While progress has been made in many areas of the negotiations, consensus "has not been reached regarding some critical aspects, including: arrangements for management of protracted drought; development upstream and downstream of the GERD; and a dispute resolution mechanism," the official said.
Egyptian Foreign Minister Sameh Shoukry said the dam was an "existential threat" to Egypt, calling for "a legally binding agreement that enables Ethiopia to achieve its developmental objectives."
The members of the Security Council encouraged the three countries to overcome their differences towards an agreement under the aegis of the African Union.
But the AU's management of the crisis is at an impasse, Shoukry said, calling for the council to adopt a draft resolution proposed by Tunisia.
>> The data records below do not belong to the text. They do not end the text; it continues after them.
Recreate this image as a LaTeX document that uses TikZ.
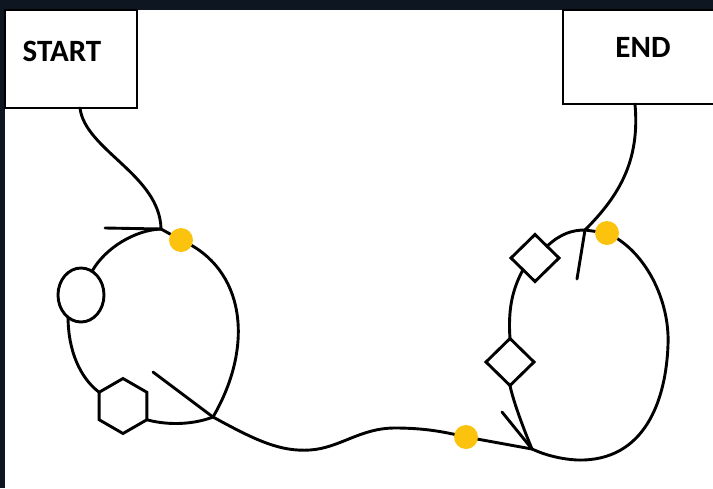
\documentclass[tikz,border=0pt]{standalone}
\usepackage{fontspec}
\setmainfont{Carlito}
\usetikzlibrary{shapes.geometric}
\definecolor{bgc}{HTML}{0D1621}
\definecolor{dotc}{HTML}{FBC30D}
\begin{document}
\begin{tikzpicture}[x=1pt,y=-1pt,
  wire/.style={draw=black, line width=2.9pt, line cap=round, line join=round},
  boxn/.style={draw=black, line width=2.9pt, fill=white, inner sep=0pt, outer sep=0pt, anchor=north west},
  lbl/.style={font=\fontsize{31}{31}\selectfont\bfseries, inner sep=0pt},
  dotn/.style={circle, fill=dotc, minimum size=24pt, inner sep=0pt},
  shp/.style={draw=black, line width=2.9pt, fill=white, inner sep=0pt, outer sep=0pt}]
\useasboundingbox (0,0) rectangle (713,488);
\fill[bgc] (0,0) rectangle (713,488);
\fill[white] (5,10) rectangle (713,488);
% boxes
\node[boxn, minimum width=132pt, minimum height=98pt] (startbox) at (5,10) {};
\node[lbl] (starttxt) at (62,51) {START};
\node[boxn, minimum width=155pt, minimum height=94pt] (endbox) at (563,10) {};
\node[lbl] (endtxt) at (643,47) {END};
% coordinates
\coordinate (sb) at (80,108);
\coordinate (eb) at (635,104);
\coordinate (J1) at (161,229);
\coordinate (J2) at (213,417);
\coordinate (J3) at (532,449);
\coordinate (J4) at (585,230);
\coordinate (p1) at (181,240);
\coordinate (p2) at (607,233);
\coordinate (p3) at (466,437);
\coordinate (t1) at (105,228);
\coordinate (t2) at (153,372);
\coordinate (t3) at (502,412);
\coordinate (t4) at (577,279);
\coordinate (m1) at (310,450);
\coordinate (m2) at (395,428);
\coordinate (r1) at (668,345);
\coordinate (r2) at (577,460);
% shapes
\node[shp, ellipse, minimum width=46pt, minimum height=54pt] (ell) at (81,295) {};
\node[shp, regular polygon, regular polygon sides=6, shape border rotate=30, minimum size=55pt] (hex) at (123,406) {};
\node[shp, diamond, minimum width=48pt, minimum height=47pt] (dia1) at (535,258) {};
\node[shp, diamond, minimum width=48pt, minimum height=47pt] (dia2) at (510,362) {};
% left loop
\draw[wire] (sb) .. controls (85,150) and (160,175) .. (J1);
\draw[wire] (t1) -- (J1);
\draw[wire] (J1) .. controls (135,230) and (105,248) .. (ell.65);
\draw[wire] (ell.240) .. controls (68,350) and (80,378) .. (hex.150);
\draw[wire] (hex.330) .. controls (170,426) and (195,424) .. (J2);
\draw[wire] (t2) -- (J2);
\draw[wire] (J1) -- (p1);
\draw[wire] (p1) .. controls (245,268) and (255,345) .. (J2);
% bottom connection
\draw[wire] (J2) .. controls (255,440) and (280,452) .. (m1)
  .. controls (340,448) and (360,428) .. (m2)
  .. controls (425,428) and (445,432) .. (p3);
\draw[wire] (p3) -- (J3);
% right loop
\draw[wire] (t3) -- (J3);
\draw[wire] (J3) .. controls (522,425) and (513,400) .. (dia2.south);
\draw[wire] (dia2.north) .. controls (508,310) and (512,290) .. (dia1.south west);
\draw[wire] (dia1.north east) .. controls (560,234) and (572,230) .. (J4);
\draw[wire] (eb) .. controls (640,160) and (620,195) .. (J4);
\draw[wire] (J4) -- (t4);
\draw[wire] (J4) -- (p2);
\draw[wire] (p2) .. controls (645,250) and (670,300) .. (r1)
  .. controls (666,400) and (645,462) .. (r2)
  .. controls (560,459) and (545,455) .. (J3);
% dots
\node[dotn] (dot1) at (p1) {};
\node[dotn] (dot2) at (p2) {};
\node[dotn] (dot3) at (p3) {};
\end{tikzpicture}
\end{document}
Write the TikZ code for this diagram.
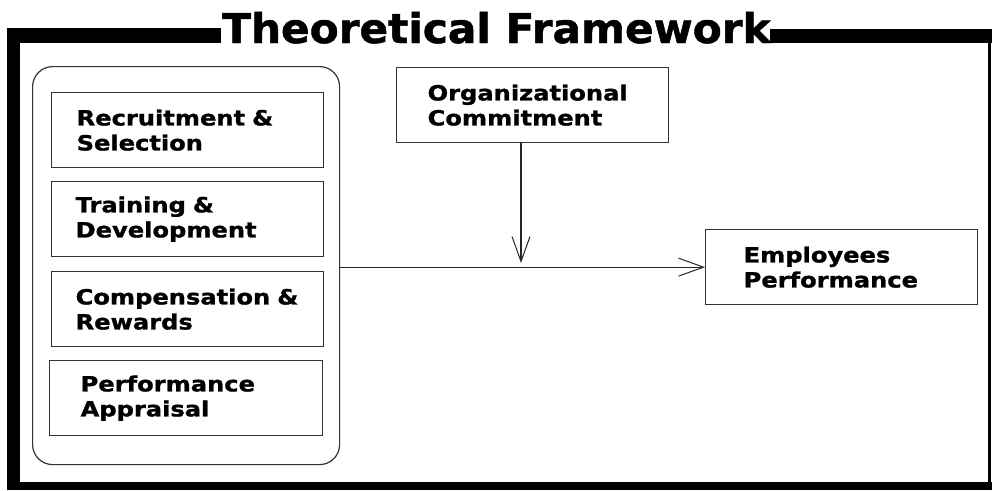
\documentclass[tikz,border=0pt]{standalone}
\usepackage{fontspec}
\setmainfont{DejaVu Sans}
\newfontfamily\boxfont{DejaVu Sans}[FakeStretch=1.15, FakeBold=1.2]
\newfontfamily\titlefont{DejaVu Sans}[FakeStretch=1.03, FakeBold=1.2]
\usetikzlibrary{arrows.meta}
\begin{document}
\begin{tikzpicture}[x=1pt,y=-1pt,
  frame/.style={fill=black, draw=none},
  box/.style={draw=black!80, line width=1.3pt, rectangle, minimum height=75pt,
    align=left, font=\boxfont\bfseries\fontsize{21}{25}\selectfont, inner ysep=0pt,
    anchor=north west},
  conn/.style={draw=black!85, line width=1.2pt},
  barb/.style={-{Straight Barb[length=25pt, width=18pt, line width=1pt]}}
]
\useasboundingbox (0,0) rectangle (992,490);
% outer frame
\fill[frame] (7,28) rectangle (20,490);
\fill[frame] (7,28) rectangle (221,43);
\fill[frame] (770,29) rectangle (992,43);
\fill[frame] (7,482) rectangle (992,490);
\fill[frame] (988,29) rectangle (991,490);
\node[anchor=base west, inner sep=0pt, font=\titlefont\bfseries\fontsize{41}{41}\selectfont] (title) at (222,43) {Theoretical Framework};
% container
\node[draw=black!80, line width=1.2pt, rounded corners=20pt, minimum width=307pt, minimum height=398pt, anchor=north west, inner sep=0pt] (hrm) at (32,66) {};
\node[box, inner xsep=25pt, text width=222pt] (rs) at (51,92) {Recruitment \&\\Selection};
\node[box, inner xsep=24pt, text width=224pt] (td) at (51,181) {Training \&\\Development};
\node[box, inner xsep=24pt, text width=224pt] (cr) at (51,271) {Compensation \&\\Rewards};
\node[box, inner xsep=31pt, text width=211pt] (pa) at (49,360) {Performance\\Appraisal};
% org commitment
\node[box, inner xsep=31pt, text width=210pt] (oc) at (396,67) {Organizational\\Commitment};
% employees performance
\node[box, inner xsep=38pt, text width=196pt] (ep) at (705,229) {Employees\\Performance};
% connectors
\coordinate (m) at (521,263);
\draw[conn, barb] (ep.west -| hrm.east) -- (ep.west);
\draw[conn, barb] (oc.south -| m) -- (m);
\end{tikzpicture}
\end{document}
The document, obtained by AFP, would require a settlement of the dispute within six months, and for Ethiopia to stop the filling of the reservoir of the dam.
"If its survival is imperiled, Egypt will be left with no alternative but to uphold and protect its inherent right to life that is guaranteed by the laws," Shoukry said, without giving further details.
His Sudanese counterpart, Mariam al-Sadeq Al Mahdi, said Khartoum was "asking for help" from the Security Council to find a legally binding agreement.
Silence would be interpreted as a green light for Ethiopia to continue filling the reservoir, she warned.
Ethiopia's minister of water and irrigation, Seleshi Bekele Awulachew, representing the country at the meeting, said Cairo and Khartoum's objections were "not directed against GERD but rather aim to stop all use of water by Ethiopia."
The UN envoy for the Horn of Africa, Parfait Onanga-Anyanga, called on "all parties to deal with the issue constructively and to avoid any statement that would increase tensions in a region already facing a series of challenges."
"Each of the countries sharing the waters of the Nile has both rights and responsibilities, and the use and management of this natural resource requires the continued commitment of all the nations involved, in good faith, with a view to achieving a common ground," he argued.